Dez anos depois de ter sido elevado aos altares um cigano, Ze-ferino Gimenez Malla, foi publicado um documento do Conselho Pontifício para os Migrantes e Itinerantes, especialmente dedicado à etnia cigana, que merece alguma atenção, tanto por parte da sociedade civil e dos governantes, como da Igreja e das diversas confissões religiosas.
Em Portugal vivem 40 mil ciganos ou talvez um pouco mais. São uma minoria entre as diversas minorias, mas não da última hora, como tantas outras, pois se instalaram entre nós no século XV. O mesmo aconteceu em Espanha, onde o seu número é de 600 mil.
Não é difícil verificar que em algumas comunidades locais, bem como em escolas, há ainda muita suspeita e pouco acolhimento em relação aos membros desta etnia, que na sua maioria não são já imigrantes, mas cidadãos portugueses. É verdade que os ciganos, vivam onde viverem, em Portugal, na Espanha, na França ou em qualquer outro país, são sempre e acima de tudo ciganos, coesos e fiéis à sua cultura e tradições, todos eles cidadãos de uma pátria sem território, mas considerada a sua pátria comum.
Muitas coisas mudaram nas suas vidas, por normais exigências de integração no país, onde vivem. Muitos deles já se documentaram, fixaram a sua residência, escolarizaram-se, gozam da segurança social, têm emprego ao lado de não ciganos, tiraram cursos superiores, dirigem associações e, não se furtando à defesa dos seu direitos, assumiram os deveres correspondentes. Mas, em muitos outros casos nota-se a necessidade de maior formação humana e social, bem difícil de se proporcionar se não for atendida a sua cultura com os valores que lhe são próprios e se se pensar fazer coisas em seu favor sem os ouvir e os tornar protagonistas naquilo que lhes diz respeito.
No aspecto religioso, sabe-se que a sua adesão a expressões religiosas que mais se coadunem com a sua cultura, modo de ser e de se expressar, é muito grande. A Igreja Católica tem de há muitos anos um serviço nacional dedicado à sua promoção, com outros similares nas diversas dioceses do país, e tem sido pioneira na atenção às suas necessidades e aspirações, humanas e sociais. Outras confissões religiosas protestantes de linha pentecostal têm muito aderentes ciganos.
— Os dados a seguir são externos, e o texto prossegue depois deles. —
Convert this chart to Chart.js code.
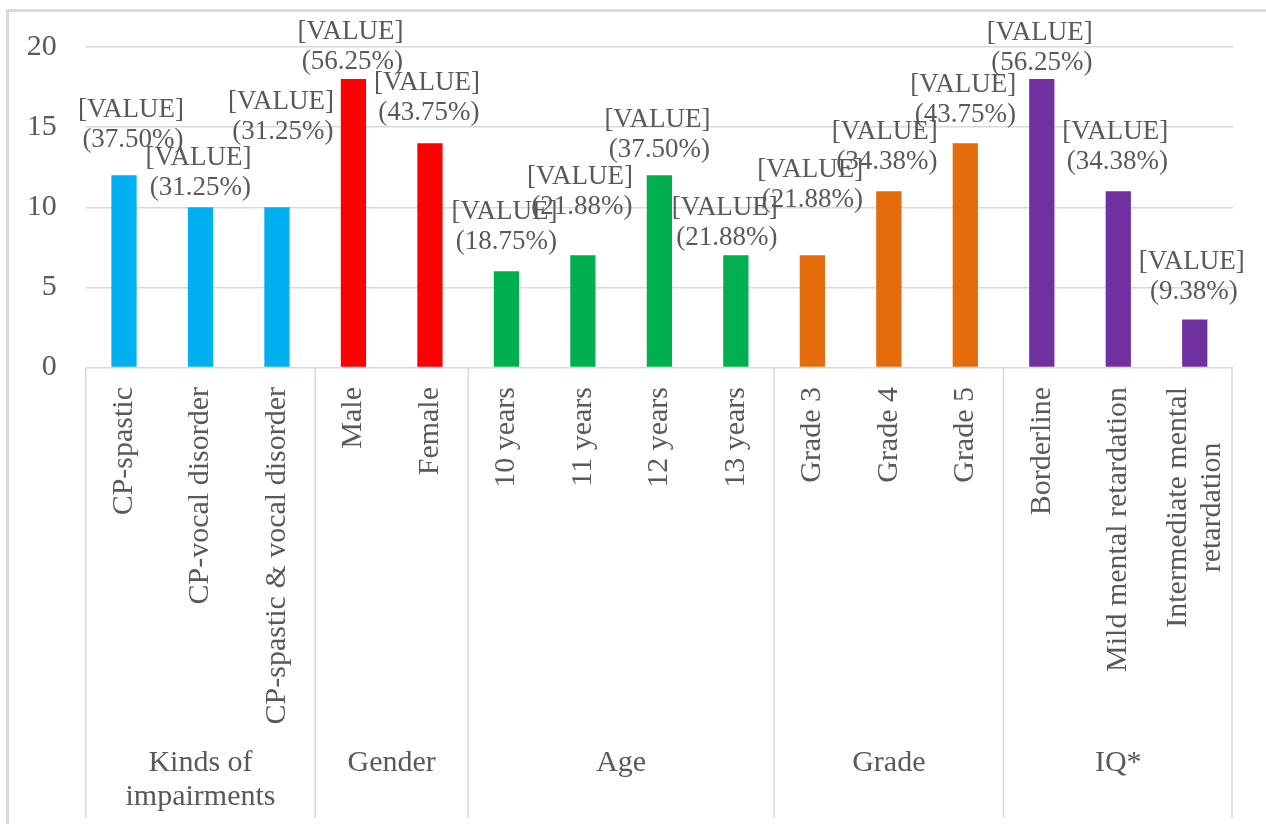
<!DOCTYPE html>
<html>
<head>
<meta charset="utf-8">
<script src="https://cdn.jsdelivr.net/npm/chart.js@4/dist/chart.umd.min.js"></script>
<style>
  html, body { margin: 0; padding: 0; background: #ffffff; }
  #wrap { width: 1266px; height: 824px; position: relative; }
</style>
</head>
<body>
<div id="wrap"><canvas id="chart" width="1266" height="824"></canvas></div>
<script>
// Categories (a line break splits a long label into two lines)
const categories = [
  'CP-spastic', 'CP-vocal disorder', 'CP-spastic & vocal disorder',
  'Male', 'Female',
  '10 years', '11 years', '12 years', '13 years',
  'Grade 3', 'Grade 4', 'Grade 5',
  'Borderline', 'Mild mental retardation', 'Intermediate mental\nretardation'
];

// Counts per category
const counts = [12, 10, 10, 18, 14, 6, 7, 12, 7, 7, 11, 14, 18, 11, 3];

// Share of the 32 participants, as printed under each count
const shares = ['37.50%', '31.25%', '31.25%', '56.25%', '43.75%', '18.75%', '21.88%',
                '37.50%', '21.88%', '21.88%', '34.38%', '43.75%', '56.25%', '34.38%', '9.38%'];

// Group headings and how many categories each one spans
const groupNames = ['Kinds of\nimpairments', 'Gender', 'Age', 'Grade', 'IQ*'];
const groupSizes = [3, 2, 4, 3, 3];
const groupColors = ['#00B0F0', '#FF0000', '#00B050', '#E46C0A', '#7030A0'];

// Y axis ticks
const yTicks = [0, 5, 10, 15, 20];

// Hand-placed data label nudges (px from the bar top-centre)
const labelNudgeX = [7, -2, 4, -3, -3, -2, -3, -2, -11, -2, -4, -2, -2, -3, -3];
const labelNudgeY = [-65, -49, -105, -47, -60, -59, -78, -55, -47, -85, -59, -58, -46, -59, -58];

const barColors = [];
groupSizes.forEach((n, g) => { for (let i = 0; i < n; i++) barColors.push(groupColors[g]); });

const TEXT = '#595959';
const LINE = '#d9d9d9';
const SERIF = '"Liberation Serif", "Times New Roman", serif';

const PLOT_LEFT = 85.75, PLOT_RIGHT = 1233, PLOT_TOP = 47, PLOT_BOTTOM = 367.5;

const frame = {
  id: 'frame',
  beforeDraw(chart) {
    const ctx = chart.ctx;
    ctx.save();
    ctx.strokeStyle = LINE;
    ctx.lineWidth = 3;
    ctx.beginPath();
    ctx.moveTo(7.5, 824);
    ctx.lineTo(7.5, 10.5);
    ctx.lineTo(1266, 10.5);
    ctx.stroke();
    ctx.restore();
  }
};

const axisLabels = {
  id: 'axisLabels',
  afterDraw(chart) {
    const ctx = chart.ctx;
    const xs = chart.scales.x;
    const area = chart.chartArea;
    const step = (xs.right - xs.left) / categories.length;
    ctx.save();

    // group separators below the axis
    ctx.strokeStyle = LINE;
    ctx.lineWidth = 1.5;
    let idx = 0;
    const bounds = [0];
    groupSizes.forEach(n => { idx += n; bounds.push(idx); });
    bounds.forEach(b => {
      const x = Math.min(Math.max(xs.left + b * step, xs.left), xs.right - 1);
      ctx.beginPath();
      ctx.moveTo(x, area.bottom);
      ctx.lineTo(x, 818);
      ctx.stroke();
    });

    // rotated category labels
    ctx.fillStyle = TEXT;
    ctx.font = '30px ' + SERIF;
    ctx.textBaseline = 'middle';
    ctx.textAlign = 'center';
    categories.forEach((lab, i) => {
      const lines = lab.split('\n');
      const w = Math.max(...lines.map(l => ctx.measureText(l).width));
      const x = xs.getPixelForValue(i);
      ctx.save();
      ctx.translate(x, 387);
      ctx.rotate(-Math.PI / 2);
      lines.forEach((l, k) => {
        ctx.fillText(l, -w / 2, (k - (lines.length - 1) / 2) * 34);
      });
      ctx.restore();
    });

    // group headings
    let start = 0;
    groupNames.forEach((name, g) => {
      const end = start + groupSizes[g];
      const cx = xs.left + (start + end) / 2 * step;
      name.split('\n').forEach((l, k) => ctx.fillText(l, cx, 763 + k * 34));
      start = end;
    });
    ctx.restore();
  }
};

const valueLabels = {
  id: 'valueLabels',
  afterDatasetsDraw(chart) {
    const ctx = chart.ctx;
    const meta = chart.getDatasetMeta(0);
    ctx.save();
    ctx.fillStyle = TEXT;
    ctx.font = '27px ' + SERIF;
    ctx.textAlign = 'center';
    ctx.textBaseline = 'middle';
    meta.data.forEach((bar, i) => {
      const x = bar.x + labelNudgeX[i];
      const y = bar.y + labelNudgeY[i];
      ctx.fillText('[VALUE]', x, y);
      ctx.fillText('(' + shares[i] + ')', x + 2, y + 30);
    });
    ctx.restore();
  }
};

new Chart(document.getElementById('chart'), {
  type: 'bar',
  data: {
    labels: categories,
    datasets: [{
      data: counts,
      backgroundColor: barColors,
      borderWidth: 0,
      categoryPercentage: 1,
      barPercentage: 0.33
    }]
  },
  options: {
    responsive: false,
    animation: false,
    events: [],
    layout: { padding: { top: PLOT_TOP, right: 1266 - PLOT_RIGHT, left: 0, bottom: 0 } },
    plugins: { legend: { display: false }, tooltip: { enabled: false } },
    scales: {
      x: {
        grid: { display: false },
        border: { display: false },
        ticks: { display: false },
        afterFit(scale) { scale.height = 824 - PLOT_BOTTOM; }
      },
      y: {
        min: yTicks[0],
        max: yTicks[yTicks.length - 1],
        afterBuildTicks(scale) { scale.ticks = yTicks.map(v => ({ value: v })); },
        grid: { color: LINE, lineWidth: 1.5, drawTicks: false },
        border: { display: false },
        ticks: {
          color: TEXT,
          font: { family: SERIF, size: 30 },
          padding: 29
        },
        afterFit(scale) { scale.width = PLOT_LEFT; }
      }
    }
  },
  plugins: [frame, axisLabels, valueLabels]
});
</script>
</body>
</html>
Num encontro internacional recente, realizado em Roma, foi dado a conhecer que há na Igreja mais de uma centena de ciganos clérigos (padres e diáconos) e consagrados, oriundos de diversos países da Europa e da Ásia. Muitos participavam nesse encontro.
A etnia cigana testemunha valores importantes e fundamentais, que hoje escasseiam em países ocidentais. Entre outros, o espírito de família, o acolhimento e respeito pelos idosos, a hospitalidade e a solidariedade para com os membros da etnia, a virgindade da mulher antes do casamento, o respeito pelos mortos, a concepção humana do trabalho…
O que falta para que esta minoria seja reconhecida, promovida e integrada, uma vez que ainda é marginalizada em muitos aspectos, dado o apoio do governo e da comunicação social a outras minorias recentes, discutíveis pela sua dimensão e objectivos sociais?
Toda a atenção à etnia cigana deve acolher e respeitar e sua cultura e valores e atender às condições de um diálogo, eficaz e personalizado. Se os ciganos são capazes de cursos superiores, a nível civil e religioso, e de assumir as responsabilidades inerentes, não lhes escasseiam capacidades de promoção e mesmo de integração comunitária.
Um trabalho de formação e sensibilização junto das comunidades locais e dos agentes civis (autarquias, escolas, serviços púbicos em geral) e, também, dos agentes pastorais é indispensável que se faça e se faça bem. Para que o seja, não pode dispensar o seu contributo activo.
Se é importante conhecer línguas, não o é menos conhecer as pessoas que vivem connosco. Marginais há-os em todos os grupos sociais. Temos de nos perguntar quem é que hoje mais envenena o ambiente e corrompe a convivência na nossa sociedade.